290777 Thermal Protective Properties of ALD Coated Fibers
Thermal Properties of ALD Coated Fibers
One method of producing flame resistant textiles is with intumescent surface coatings. In this study, Atomic Layer Deposition (ALD) coatings were studied for their effects on thermal properties of nylon, cotton, and a nylon-cotton blend (Nyco). This procedure uses gas phase precursors to form nano-scale, uniform, ceramic oxide coatings on the substrates at specific temperatures and pressures. An example of a reaction to form aluminum oxide (Al2O3) coating involves trimethyl aluminum (TMA) reacting with the surface hydroxide groups (OH), followed by a reaction with H2O, creating new OH groups, with nitrogen purges between each gas dose. The reactions are self-limiting and form a layer of coating of desired thickness based on the number of cycles deposited. The process was used to form common Al2O3, zinc oxide (ZnO), and titanium oxide (TiO2) coatings, as well as phosphorus based phosphate (POx), aluminum phosphate (AlPxOy), titanium phosphate (TiPxOy), and zinc phosphate (ZnPxOy) coatings.

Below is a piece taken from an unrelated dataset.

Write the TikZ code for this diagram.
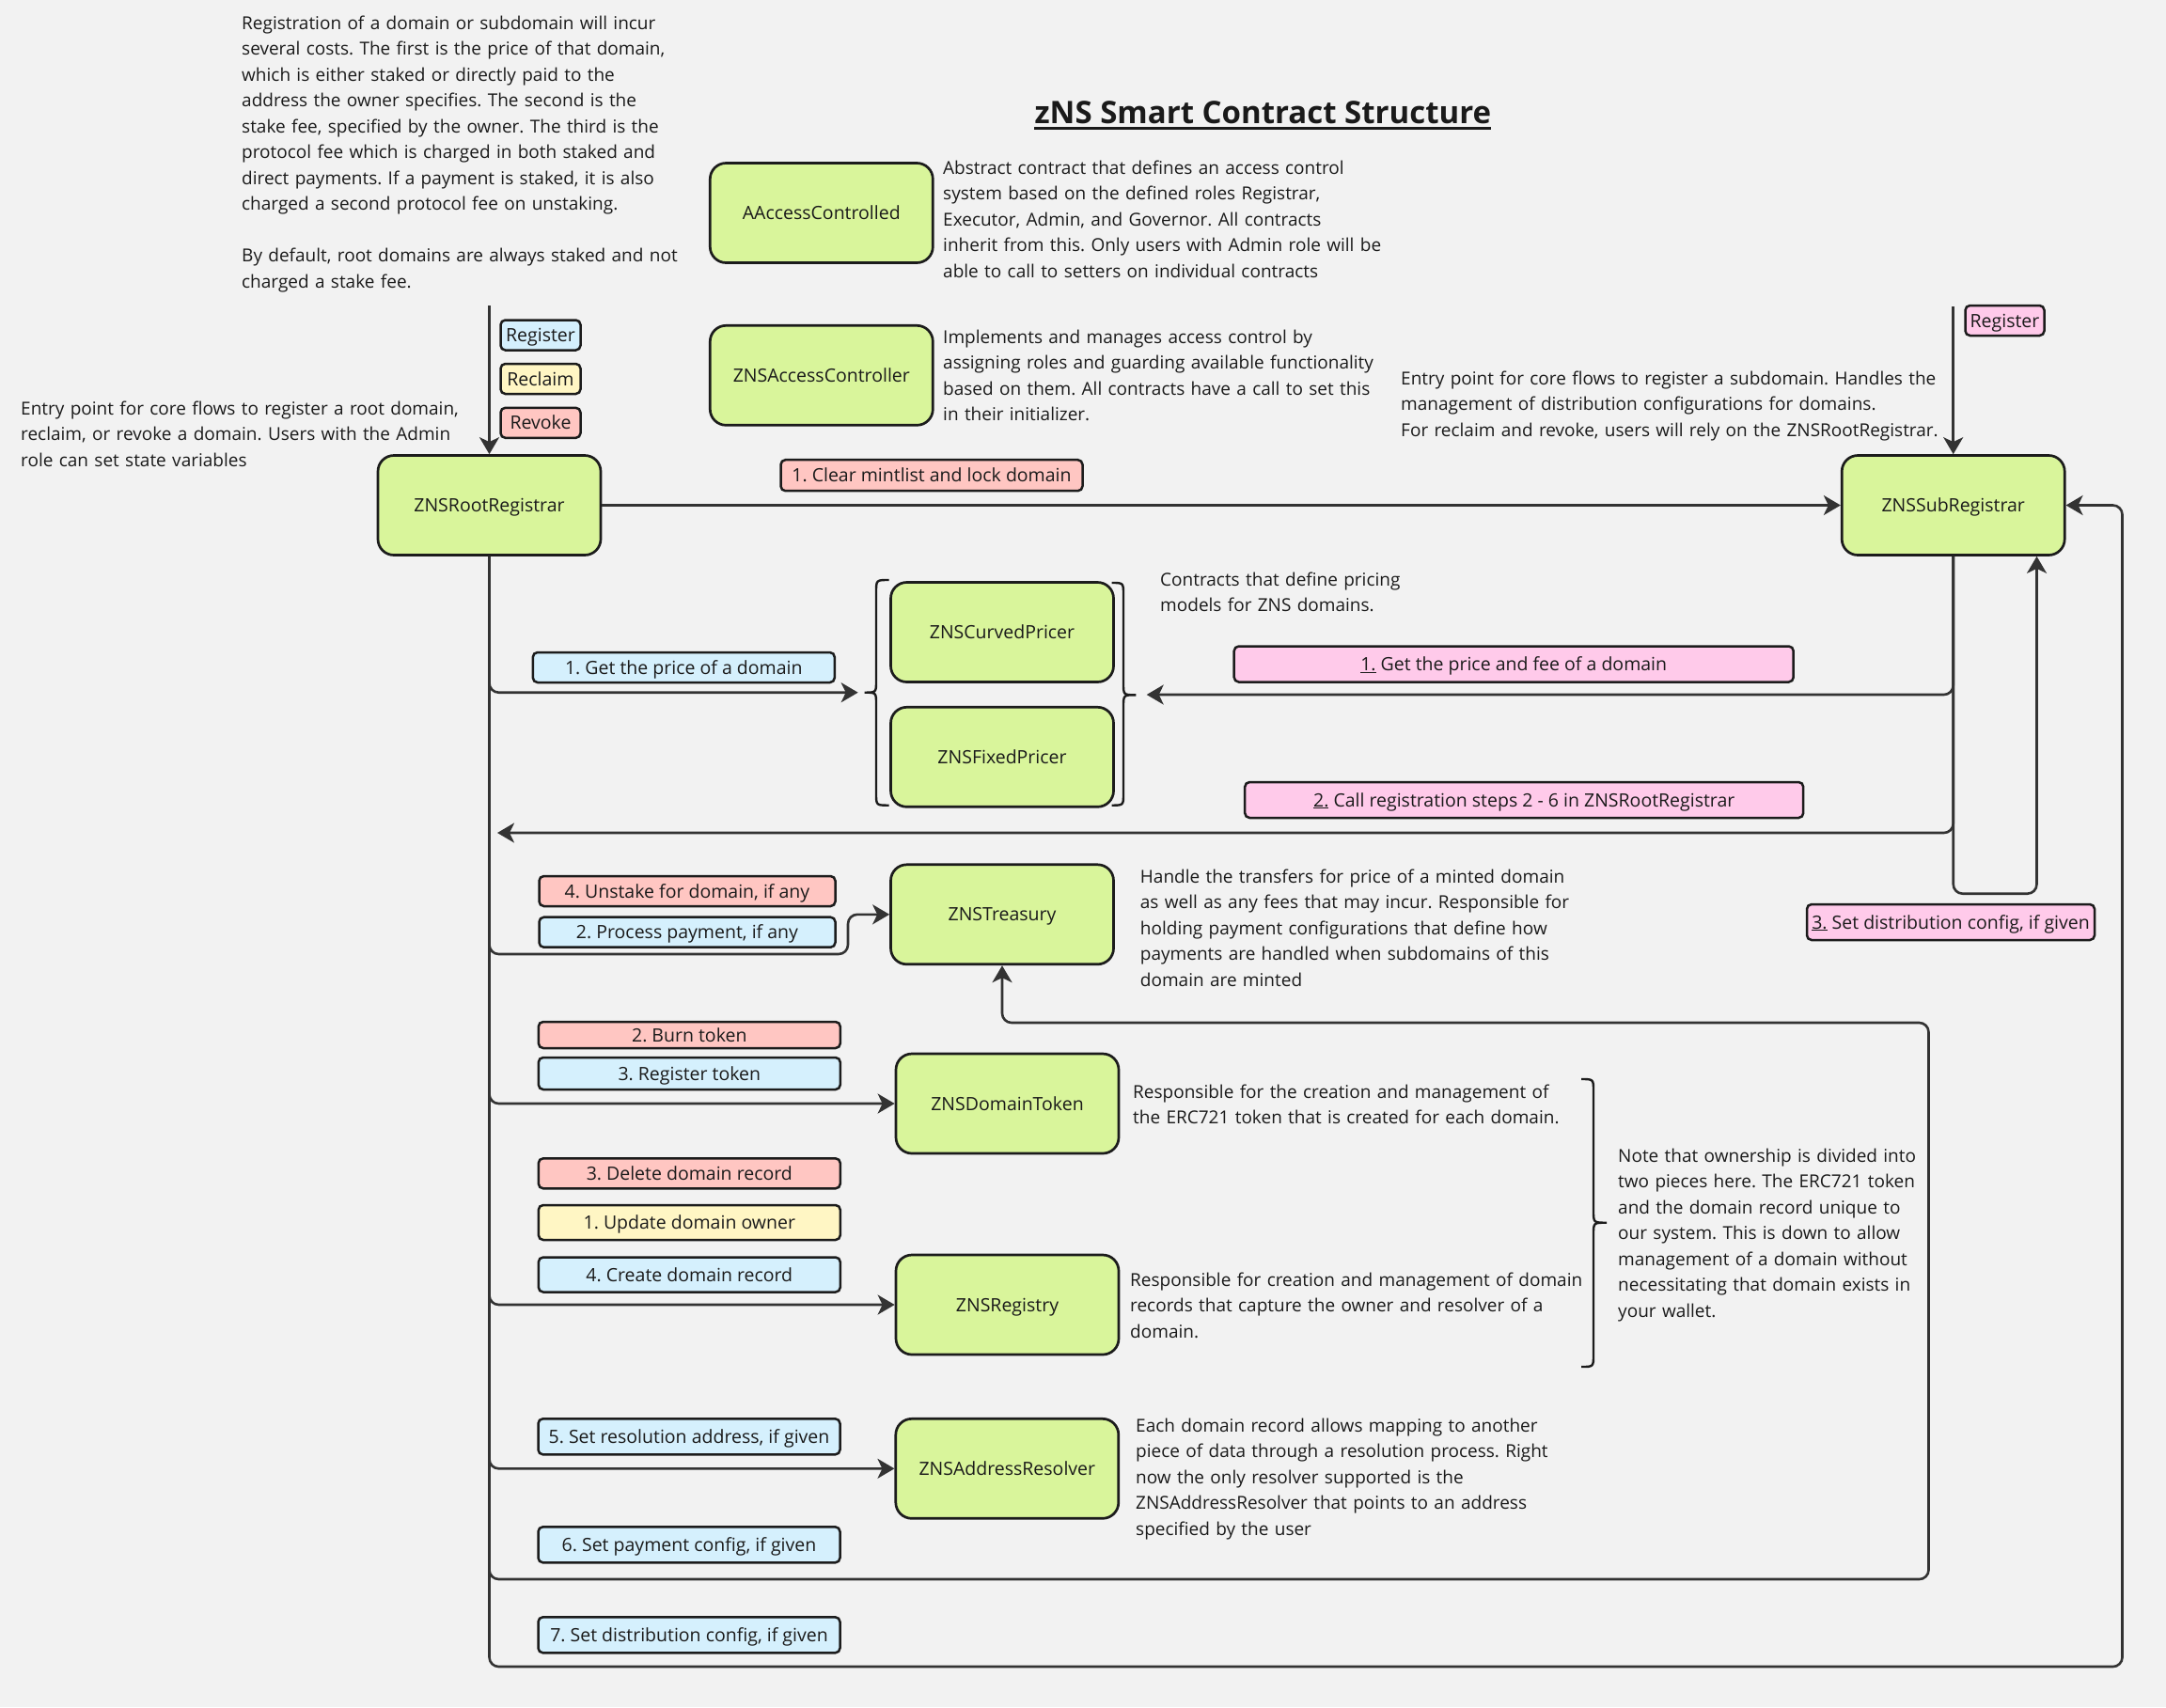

The traditional Al2O3, ZnO, and TiO2 coatings show small improvements in the thermal properties of the fibers based on thermogravimetric analysis (TGA) testing. Al2O3 and ZnO coatings also show decreased flame times on Nyco and cotton fibers based on standard vertical flame tests. Extensive characterization techniques were used to confirm phosphorus deposition. FTIR, EDS, XPS, and ellipsometry tests all confirmed phosphorus presence in the coatings. EDS tests in particular show increased phosphorus atomic percent from 2.3 to 6.2 with increased deposition temperature from 110 to 180 °C. This process offers one method of creating thermally protective coatings on textiles.